Whatever the reason, the Nobel Prize is quite famous, of that there can be little doubt. What other honors languish with less celebrity, and why?
Google Lunar X PRIZE, $20,000,000 one time award to the first privately funded team to land a robot on the Moon that successfully travels more than 500 meters and transmits back high definition images and video.
Progressive Insurance Automotive X PRIZE, $10,000,000 awarded one time in 2010 and divided between three competitions.
Gottfried Wilhelm Leibniz Prize, € 2,500,000 research grant awarded annually.
Fundamental Physics Prize, $3,000,000 awarded annually. Founded in 2012, it became the worlds largest annual academic prize.
International Balzan Prize Foundation. 1,000,000 Swiss Francs awarded annually to four winners.
Dan David Prize, $1,000,000 awarded annually to three winners.
Prince Sultan Bin Abdulaziz International Prize for Water , One million Saudi Riyals awarded biannually.
Shaw Prize, c. $1,000,000 awarded annually.
Millennium Technology Prize, € 800,000 awarded semiannually.
Abel Prize, 6,000,000 Norwegian krone awarded annually.

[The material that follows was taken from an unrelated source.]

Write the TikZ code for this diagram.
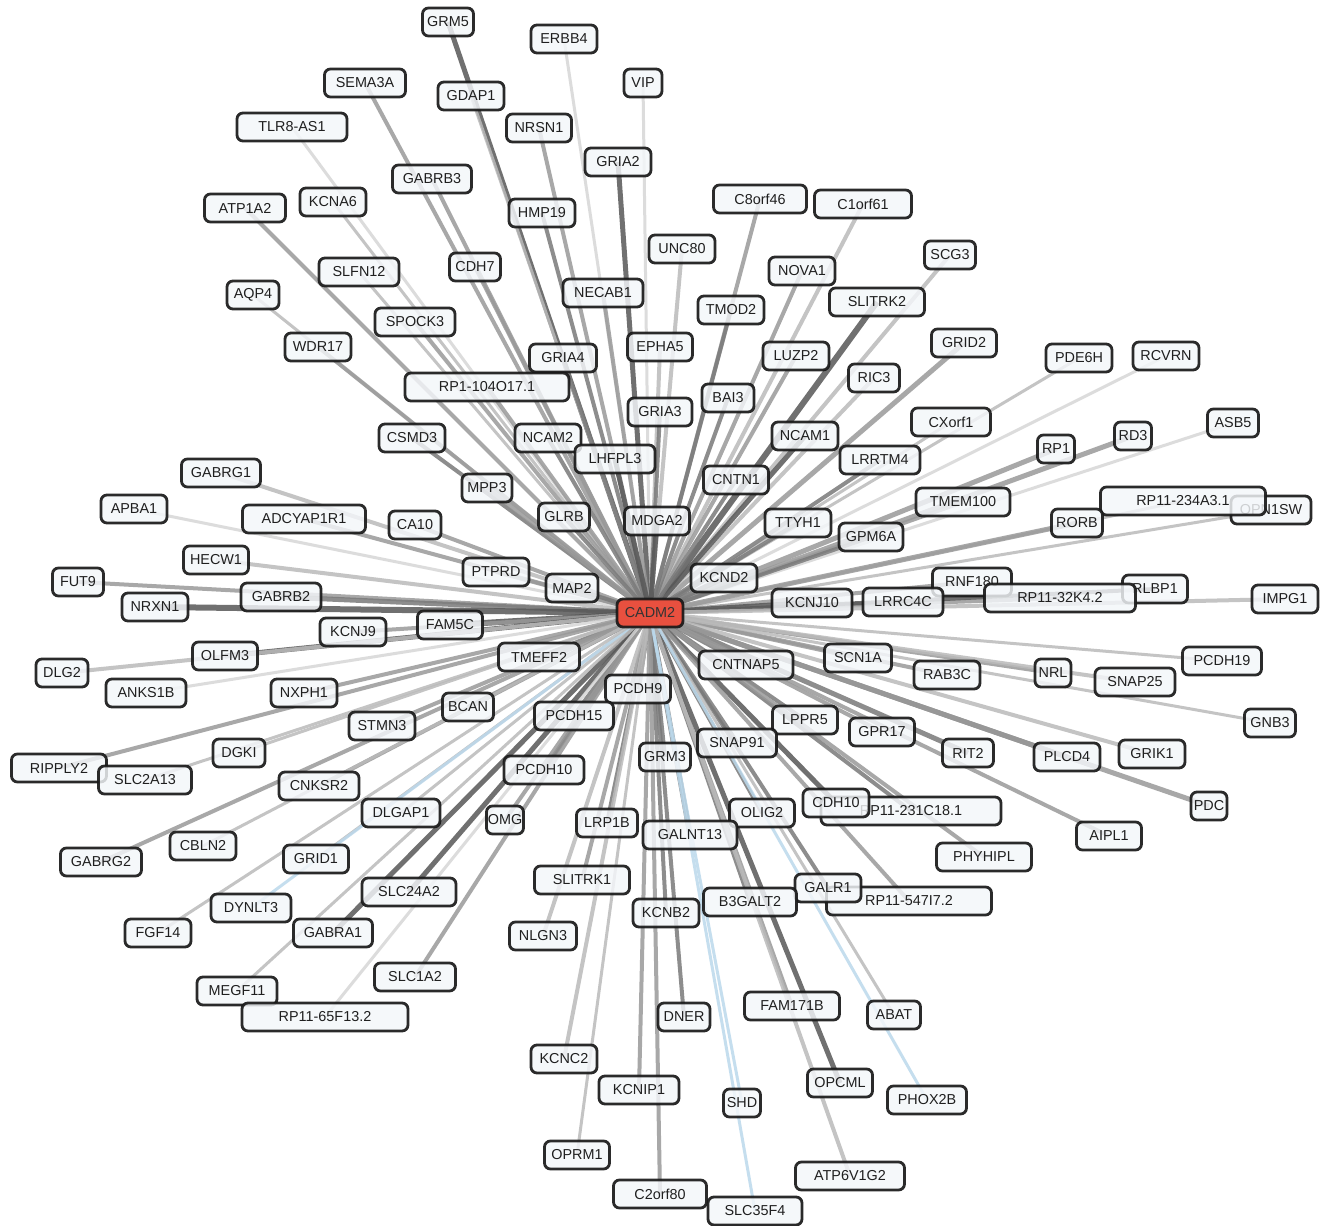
\documentclass[tikz,border=0pt]{standalone}
\usepackage{fontspec}
\newfontfamily\genefont{Liberation Sans}
\pgfdeclarelayer{bg}
\pgfsetlayers{bg,main}
\definecolor{nodefill}{HTML}{F4F7FA}
\definecolor{hubfill}{HTML}{E8503F}
\definecolor{linkblue}{HTML}{BCD9EC}
\tikzset{
  gene/.style={draw=black!90, line width=2.8pt, rounded corners=6pt,
    fill=nodefill, fill opacity=0.82, text opacity=1, draw opacity=0.92,
    minimum height=28pt, inner sep=0pt, text=black!88,
    font=\genefont\fontsize{14.4}{16}\selectfont},
  hub/.style={gene, fill=hubfill, fill opacity=1, text=black!80},
  eD/.style={draw=black!66},
  eM/.style={draw=black!52},
  eN/.style={draw=black!40},
  eL/.style={draw=black!27},
  eV/.style={draw=black!16},
  eB/.style={draw=linkblue},
}
% \gene{name}{x}{y}{outer width}{label}
\newcommand\gene[5]{\node[gene, minimum width={#4pt-3pt}] (#1) at (#2,#3) {#5};}
\begin{document}
\begin{tikzpicture}[x=1pt,y=-1pt]
\useasboundingbox (0,0) rectangle (1334,1226);

\node[hub, minimum width=66pt] (cadm) at (650,613) {CADM2};

\gene{grm5}{448}{22}{54}{GRM5}
\gene{erbb4}{564}{39}{69}{ERBB4}
\gene{vip}{643}{83}{41}{VIP}
\gene{sema3a}{365}{83}{84}{SEMA3A}
\gene{gdap1}{471}{96}{69}{GDAP1}
\gene{tlr8}{292}{127}{113}{TLR8-AS1}
\gene{nrsn1}{539}{128}{68}{NRSN1}
\gene{gria2}{618}{162}{69}{GRIA2}
\gene{gabrb3}{432}{179}{82}{GABRB3}
\gene{atp1a2}{245}{208}{84}{ATP1A2}
\gene{kcna6}{333}{202}{69}{KCNA6}
\gene{hmp19}{542}{213}{69}{HMP19}
\gene{c8orf46}{760}{199}{96}{C8orf46}
\gene{c1orf61}{863}{204}{100}{C1orf61}
\gene{unc80}{682}{249}{69}{UNC80}
\gene{cdh7}{475}{267}{54}{CDH7}
\gene{slfn12}{359}{272}{83}{SLFN12}
\gene{aqp4}{253}{295}{55}{AQP4}
\gene{nova1}{802}{271}{69}{NOVA1}
\gene{scg3}{950}{255}{54}{SCG3}
\gene{necab1}{603}{293}{83}{NECAB1}
\gene{tmod2}{731}{310}{69}{TMOD2}
\gene{slitrk2}{877}{302}{98}{SLITRK2}
\gene{spock3}{415}{322}{83}{SPOCK3}
\gene{wdr17}{318}{347}{69}{WDR17}
\gene{grid2}{964}{343}{68}{GRID2}
\gene{epha5}{660}{347}{68}{EPHA5}
\gene{luzp2}{796}{356}{69}{LUZP2}
\gene{gria4}{563}{358}{70}{GRIA4}
\gene{pde6h}{1079}{358}{69}{PDE6H}
\gene{rcvrn}{1166}{356}{69}{RCVRN}
\gene{rp1x}{487}{387}{167}{RP1-104O17.1}
\gene{ric3}{874}{378}{54}{RIC3}
\gene{bai3}{728}{398}{55}{BAI3}
\gene{gria3}{660}{412}{67}{GRIA3}
\gene{asb5}{1233}{423}{54}{ASB5}
\gene{cxorf1}{951}{422}{82}{CXorf1}
\gene{csmd3}{412}{438}{69}{CSMD3}
\gene{ncam2}{548}{438}{69}{NCAM2}
\gene{ncam1}{805}{436}{69}{NCAM1}
\gene{rd3}{1133}{436}{40}{RD3}
\gene{rp1}{1056}{449}{40}{RP1}
\gene{lhfpl3}{615}{459}{83}{LHFPL3}
\gene{lrrtm4}{880}{460}{83}{LRRTM4}
\gene{gabrg1}{221}{473}{82}{GABRG1}
\gene{cntn1}{736}{480}{68}{CNTN1}
\gene{mpp3}{487}{488}{53}{MPP3}
\gene{tmem100}{963}{502}{97}{TMEM100}
\gene{opn1sw}{1271}{510}{83}{OPN1SW}
\gene{rp234}{1183}{501}{168}{RP11-234A3.1}
\gene{rorb}{1077}{523}{54}{RORB}
\gene{apba1}{134}{509}{69}{APBA1}
\gene{adcyap}{304}{519}{126}{ADCYAP1R1}
\gene{ca10}{415}{525}{55}{CA10}
\gene{glrb}{564}{517}{54}{GLRB}
\gene{mdga2}{657}{521}{68}{MDGA2}
\gene{ttyh1}{798}{523}{69}{TTYH1}
\gene{gpm6a}{871}{537}{67}{GPM6A}
\gene{hecw1}{216}{560}{68}{HECW1}
\gene{ptprd}{496}{572}{69}{PTPRD}
\gene{map2}{572}{588}{55}{MAP2}
\gene{kcnd2}{724}{578}{69}{KCND2}
\gene{rnf180}{972}{582}{82}{RNF180}
\gene{fut9}{78}{582}{54}{FUT9}
\gene{gabrb2}{281}{597}{83}{GABRB2}
\gene{nrxn1}{155}{607}{69}{NRXN1}
\gene{kcnj10}{812}{603}{83}{KCNJ10}
\gene{lrrc4c}{903}{602}{83}{LRRC4C}
\gene{rlbp1}{1155}{589}{68}{RLBP1}
\gene{rp32}{1060}{598}{154}{RP11-32K4.2}
\gene{impg1}{1285}{599}{69}{IMPG1}
\gene{fam5c}{450}{625}{68}{FAM5C}
\gene{kcnj9}{353}{632}{69}{KCNJ9}
\gene{olfm3}{225}{656}{68}{OLFM3}
\gene{dlg2}{62}{673}{55}{DLG2}
\gene{tmeff2}{539}{657}{84}{TMEFF2}
\gene{cntnap5}{746}{665}{97}{CNTNAP5}
\gene{scn1a}{858}{658}{70}{SCN1A}
\gene{pcdh19}{1222}{661}{82}{PCDH19}
\gene{rab3c}{947}{675}{69}{RAB3C}
\gene{nrl}{1053}{673}{39}{NRL}
\gene{snap25}{1135}{682}{83}{SNAP25}
\gene{anks1b}{146}{693}{83}{ANKS1B}
\gene{nxph1}{304}{693}{69}{NXPH1}
\gene{pcdh9}{638}{689}{68}{PCDH9}
\gene{bcan}{468}{707}{54}{BCAN}
\gene{pcdh15}{574}{716}{82}{PCDH15}
\gene{gnb3}{1270}{723}{54}{GNB3}
\gene{stmn3}{382}{726}{69}{STMN3}
\gene{lppr5}{805}{720}{68}{LPPR5}
\gene{gpr17}{882}{732}{68}{GPR17}
\gene{snap91}{737}{743}{82}{SNAP91}
\gene{dgki}{239}{753}{55}{DGKI}
\gene{rit2}{968}{753}{54}{RIT2}
\gene{plcd4}{1067}{757}{69}{PLCD4}
\gene{grik1}{1152}{754}{69}{GRIK1}
\gene{grm3}{665}{757}{54}{GRM3}
\gene{ripply2}{59}{768}{98}{RIPPLY2}
\gene{slc2a13}{145}{780}{96}{SLC2A13}
\gene{pcdh10}{544}{770}{83}{PCDH10}
\gene{cnksr2}{319}{786}{83}{CNKSR2}
\gene{pdc}{1209}{806}{39}{PDC}
\gene{rp231}{911}{811}{183}{RP11-231C18.1}
\gene{cdh10}{836}{803}{69}{CDH10}
\gene{dlgap1}{401}{813}{81}{DLGAP1}
\gene{omg}{505}{820}{40}{OMG}
\gene{lrp1b}{607}{823}{64}{LRP1B}
\gene{olig2}{762}{813}{68}{OLIG2}
\gene{galnt13}{690}{835}{97}{GALNT13}
\gene{aipl1}{1109}{836}{68}{AIPL1}
\gene{gabrg2}{101}{862}{84}{GABRG2}
\gene{cbln2}{203}{846}{69}{CBLN2}
\gene{grid1}{316}{859}{68}{GRID1}
\gene{phyhipl}{984}{857}{98}{PHYHIPL}
\gene{slitrk1}{582}{880}{98}{SLITRK1}
\gene{slc24a2}{409}{892}{97}{SLC24A2}
\gene{rp547}{909}{901}{168}{RP11-547I7.2}
\gene{galr1}{828}{888}{69}{GALR1}
\gene{b3galt2}{750}{902}{96}{B3GALT2}
\gene{kcnb2}{666}{913}{69}{KCNB2}
\gene{dynlt3}{251}{908}{83}{DYNLT3}
\gene{gabra1}{333}{933}{82}{GABRA1}
\gene{fgf14}{158}{933}{69}{FGF14}
\gene{nlgn3}{543}{936}{70}{NLGN3}
\gene{slc1a2}{415}{977}{84}{SLC1A2}
\gene{megf11}{237}{991}{83}{MEGF11}
\gene{rp65}{325}{1017}{169}{RP11-65F13.2}
\gene{fam171b}{792}{1006}{98}{FAM171B}
\gene{abat}{894}{1015}{56}{ABAT}
\gene{dner}{684}{1017}{55}{DNER}
\gene{kcnc2}{564}{1059}{69}{KCNC2}
\gene{kcnip1}{639}{1090}{83}{KCNIP1}
\gene{opcml}{840}{1083}{68}{OPCML}
\gene{shd}{742}{1103}{40}{SHD}
\gene{phox2b}{927}{1100}{82}{PHOX2B}
\gene{oprm1}{577}{1155}{68}{OPRM1}
\gene{atp6v1g2}{850}{1176}{112}{ATP6V1G2}
\gene{c2orf80}{660}{1194}{96}{C2orf80}
\gene{slc35f4}{755}{1211}{97}{SLC35F4}

% white page, then every link from the hub to one gene, all under the boxes
\begin{pgfonlayer}{bg}
\fill[white] (0,0) rectangle (1334,1226);
\foreach \n/\s/\w in {
  grm5/eD/5, erbb4/eV/3, vip/eV/3, sema3a/eN/4, gdap1/eL/3, tlr8/eV/3,
  nrsn1/eN/4, gria2/eD/5, gabrb3/eN/4, atp1a2/eN/4, kcna6/eL/3, hmp19/eM/4,
  c8orf46/eN/4, c1orf61/eL/4, unc80/eL/4, cdh7/eN/4, slfn12/eL/3, aqp4/eL/3,
  nova1/eN/4, scg3/eL/4, necab1/eN/4, tmod2/eM/4, slitrk2/eD/6, spock3/eN/4,
  wdr17/eN/4, grid2/eN/5, epha5/eL/4, luzp2/eN/4, gria4/eM/4, pde6h/eL/3,
  rcvrn/eV/3, rp1x/eN/4, ric3/eL/4, bai3/eM/4, gria3/eM/4, asb5/eV/3,
  cxorf1/eL/3, csmd3/eM/4, ncam2/eM/4, ncam1/eD/5, rd3/eN/5, rp1/eN/5,
  lhfpl3/eD/5, lrrtm4/eM/4, gabrg1/eL/4, cntn1/eM/4, mpp3/eN/4, tmem100/eN/4,
  rp234/eL/3, opn1sw/eL/3, rorb/eN/5, apba1/eV/3, adcyap/eN/4, ca10/eN/4,
  glrb/eM/4, mdga2/eD/5, ttyh1/eM/4, gpm6a/eM/4, hecw1/eL/4, ptprd/eN/4,
  map2/eM/4, kcnd2/eM/5, rnf180/eN/4, fut9/eN/4, gabrb2/eM/5, nrxn1/eD/6,
  kcnj10/eD/6, lrrc4c/eM/4, rp32/eN/4, rlbp1/eD/4, impg1/eL/4, fam5c/eD/6,
  kcnj9/eN/4, olfm3/eD/5, dlg2/eL/4, tmeff2/eM/4, cntnap5/eM/4, scn1a/eN/4,
  pcdh19/eL/3, rab3c/eN/4, nrl/eN/4, snap25/eL/4, anks1b/eV/3, nxph1/eN/4,
  pcdh9/eD/5, bcan/eN/4, pcdh15/eM/5, gnb3/eL/3, stmn3/eN/4, lppr5/eM/4,
  gpr17/eN/4, snap91/eM/5, dgki/eL/3, rit2/eM/5, plcd4/eM/5, grik1/eL/4,
  grm3/eM/4, ripply2/eN/4, slc2a13/eL/3, pcdh10/eM/4, cnksr2/eN/4, pdc/eN/5,
  cdh10/eD/5, rp231/eM/4, dlgap1/eL/3, omg/eN/4, lrp1b/eM/4, olig2/eM/4,
  galnt13/eM/5, aipl1/eN/4, gabrg2/eN/4, cbln2/eL/3, grid1/eL/3, phyhipl/eN/4,
  slitrk1/eN/4, slc24a2/eD/5, galr1/eM/4, rp547/eN/4, b3galt2/eM/4, kcnb2/eM/4,
  dynlt3/eB/3, gabra1/eD/5, fgf14/eL/3, nlgn3/eL/4, slc1a2/eN/4, megf11/eL/3,
  rp65/eV/3, fam171b/eN/4, abat/eL/3, dner/eM/4, kcnc2/eL/4, kcnip1/eN/4,
  opcml/eD/5, shd/eB/3, phox2b/eB/3, oprm1/eL/3, atp6v1g2/eL/4, c2orf80/eN/4,
  slc35f4/eB/3}
  \draw[\s, line width=\w pt, draw opacity=0.85] (cadm.center) -- (\n.center);
\end{pgfonlayer}
\end{tikzpicture}
\end{document}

Charles Stark Draper Prize, $500,000 awarded annually.
Fritz J. and Dolores H. Russ Prize, $500,000 awarded annually.
Bernard M. Gordon Prize, $500,000 awarded annually.
Lemelson-MIT Prize, $500,000 awarded annually.
Perhaps it is not the money or fame that is most important to a scientist, it may be scientific prestige, albeit the other two are important. If some Scientists see the fame of the Nobel Prizes as over-rated, there are other prizes and awards. Few Scientists would refuse the award.